- _WHAT THE EXERCISE ASKS_
Of the lines listed below, return exactly those that run from the line containing "Output the Python" through the line containing "plt.rcParams['font.weight'] = 'bold'", both included.

— START SUPPLIED DATA —

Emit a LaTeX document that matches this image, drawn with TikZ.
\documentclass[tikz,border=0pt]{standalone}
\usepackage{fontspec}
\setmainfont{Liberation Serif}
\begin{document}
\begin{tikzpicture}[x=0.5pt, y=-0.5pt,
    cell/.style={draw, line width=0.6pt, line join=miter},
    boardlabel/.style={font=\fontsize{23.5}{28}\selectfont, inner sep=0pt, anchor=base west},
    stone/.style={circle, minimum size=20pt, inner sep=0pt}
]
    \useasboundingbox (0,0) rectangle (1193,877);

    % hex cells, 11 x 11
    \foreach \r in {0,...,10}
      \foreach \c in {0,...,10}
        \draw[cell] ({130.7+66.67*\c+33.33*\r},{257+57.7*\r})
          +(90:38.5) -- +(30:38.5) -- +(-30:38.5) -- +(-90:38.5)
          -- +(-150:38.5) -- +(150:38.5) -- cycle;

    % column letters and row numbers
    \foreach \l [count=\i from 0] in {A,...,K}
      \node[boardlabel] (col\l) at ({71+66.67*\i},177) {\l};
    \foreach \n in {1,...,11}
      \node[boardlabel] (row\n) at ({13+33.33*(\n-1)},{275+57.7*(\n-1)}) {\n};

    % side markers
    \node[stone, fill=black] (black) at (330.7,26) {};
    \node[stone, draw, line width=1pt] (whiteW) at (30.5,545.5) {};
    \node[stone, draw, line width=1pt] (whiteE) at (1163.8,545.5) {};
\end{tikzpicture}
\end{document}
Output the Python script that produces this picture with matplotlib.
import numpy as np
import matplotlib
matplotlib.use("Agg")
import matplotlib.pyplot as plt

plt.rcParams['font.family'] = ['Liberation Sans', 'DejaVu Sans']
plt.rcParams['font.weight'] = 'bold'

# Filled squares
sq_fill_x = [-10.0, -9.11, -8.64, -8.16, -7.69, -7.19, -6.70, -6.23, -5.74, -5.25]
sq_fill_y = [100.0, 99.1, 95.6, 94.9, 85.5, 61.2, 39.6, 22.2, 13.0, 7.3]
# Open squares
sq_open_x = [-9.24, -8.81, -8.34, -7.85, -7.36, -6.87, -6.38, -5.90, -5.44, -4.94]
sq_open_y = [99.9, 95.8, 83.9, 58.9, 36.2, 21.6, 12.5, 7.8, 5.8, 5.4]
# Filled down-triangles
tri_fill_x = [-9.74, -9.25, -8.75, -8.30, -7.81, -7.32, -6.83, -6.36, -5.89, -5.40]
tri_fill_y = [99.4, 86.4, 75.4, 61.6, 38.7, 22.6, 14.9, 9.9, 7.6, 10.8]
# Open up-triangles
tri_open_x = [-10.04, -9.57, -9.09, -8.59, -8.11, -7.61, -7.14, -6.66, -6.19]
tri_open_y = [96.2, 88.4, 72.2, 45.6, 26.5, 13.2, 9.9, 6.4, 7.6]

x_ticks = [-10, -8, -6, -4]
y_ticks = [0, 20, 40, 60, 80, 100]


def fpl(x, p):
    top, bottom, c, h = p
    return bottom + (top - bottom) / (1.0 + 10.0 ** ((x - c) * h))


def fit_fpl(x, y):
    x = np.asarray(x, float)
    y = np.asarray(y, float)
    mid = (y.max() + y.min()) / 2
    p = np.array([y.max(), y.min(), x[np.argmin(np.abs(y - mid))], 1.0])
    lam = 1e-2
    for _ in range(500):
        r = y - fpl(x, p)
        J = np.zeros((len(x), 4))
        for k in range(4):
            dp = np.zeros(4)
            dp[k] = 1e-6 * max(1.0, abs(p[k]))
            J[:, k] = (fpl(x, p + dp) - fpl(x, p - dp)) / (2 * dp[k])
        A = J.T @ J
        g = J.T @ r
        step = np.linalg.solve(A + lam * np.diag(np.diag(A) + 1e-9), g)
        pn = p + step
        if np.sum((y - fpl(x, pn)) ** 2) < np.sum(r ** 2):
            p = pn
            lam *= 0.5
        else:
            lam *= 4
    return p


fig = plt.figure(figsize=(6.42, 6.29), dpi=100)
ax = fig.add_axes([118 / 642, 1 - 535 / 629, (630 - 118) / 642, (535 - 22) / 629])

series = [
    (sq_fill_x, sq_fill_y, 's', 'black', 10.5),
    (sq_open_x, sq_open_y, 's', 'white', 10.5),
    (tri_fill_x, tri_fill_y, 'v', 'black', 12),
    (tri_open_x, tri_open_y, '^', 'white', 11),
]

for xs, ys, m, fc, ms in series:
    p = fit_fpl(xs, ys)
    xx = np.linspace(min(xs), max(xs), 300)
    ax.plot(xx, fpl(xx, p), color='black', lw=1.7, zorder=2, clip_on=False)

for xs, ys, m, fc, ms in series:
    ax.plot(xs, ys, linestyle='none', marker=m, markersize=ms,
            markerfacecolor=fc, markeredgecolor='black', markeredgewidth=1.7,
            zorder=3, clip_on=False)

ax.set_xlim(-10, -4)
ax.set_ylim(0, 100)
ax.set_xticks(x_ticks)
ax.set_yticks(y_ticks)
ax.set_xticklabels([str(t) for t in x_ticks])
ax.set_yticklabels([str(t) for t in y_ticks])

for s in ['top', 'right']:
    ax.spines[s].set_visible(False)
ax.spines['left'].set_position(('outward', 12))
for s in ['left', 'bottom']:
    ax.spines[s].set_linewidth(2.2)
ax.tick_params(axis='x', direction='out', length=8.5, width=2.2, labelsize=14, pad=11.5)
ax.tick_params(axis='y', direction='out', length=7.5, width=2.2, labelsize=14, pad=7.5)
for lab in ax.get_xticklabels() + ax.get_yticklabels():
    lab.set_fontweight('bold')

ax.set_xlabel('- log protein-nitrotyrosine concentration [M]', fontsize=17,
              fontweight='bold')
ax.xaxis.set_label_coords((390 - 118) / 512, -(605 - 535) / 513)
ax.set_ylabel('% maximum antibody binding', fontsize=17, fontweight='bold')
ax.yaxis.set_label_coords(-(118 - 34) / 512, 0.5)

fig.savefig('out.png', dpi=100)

— END SUPPLIED DATA —

- _RESULT FOR THIS EXERCISE_
Output the Python script that produces this picture with matplotlib.
import numpy as np
import matplotlib
matplotlib.use("Agg")
import matplotlib.pyplot as plt

plt.rcParams['font.family'] = ['Liberation Sans', 'DejaVu Sans']
plt.rcParams['font.weight'] = 'bold'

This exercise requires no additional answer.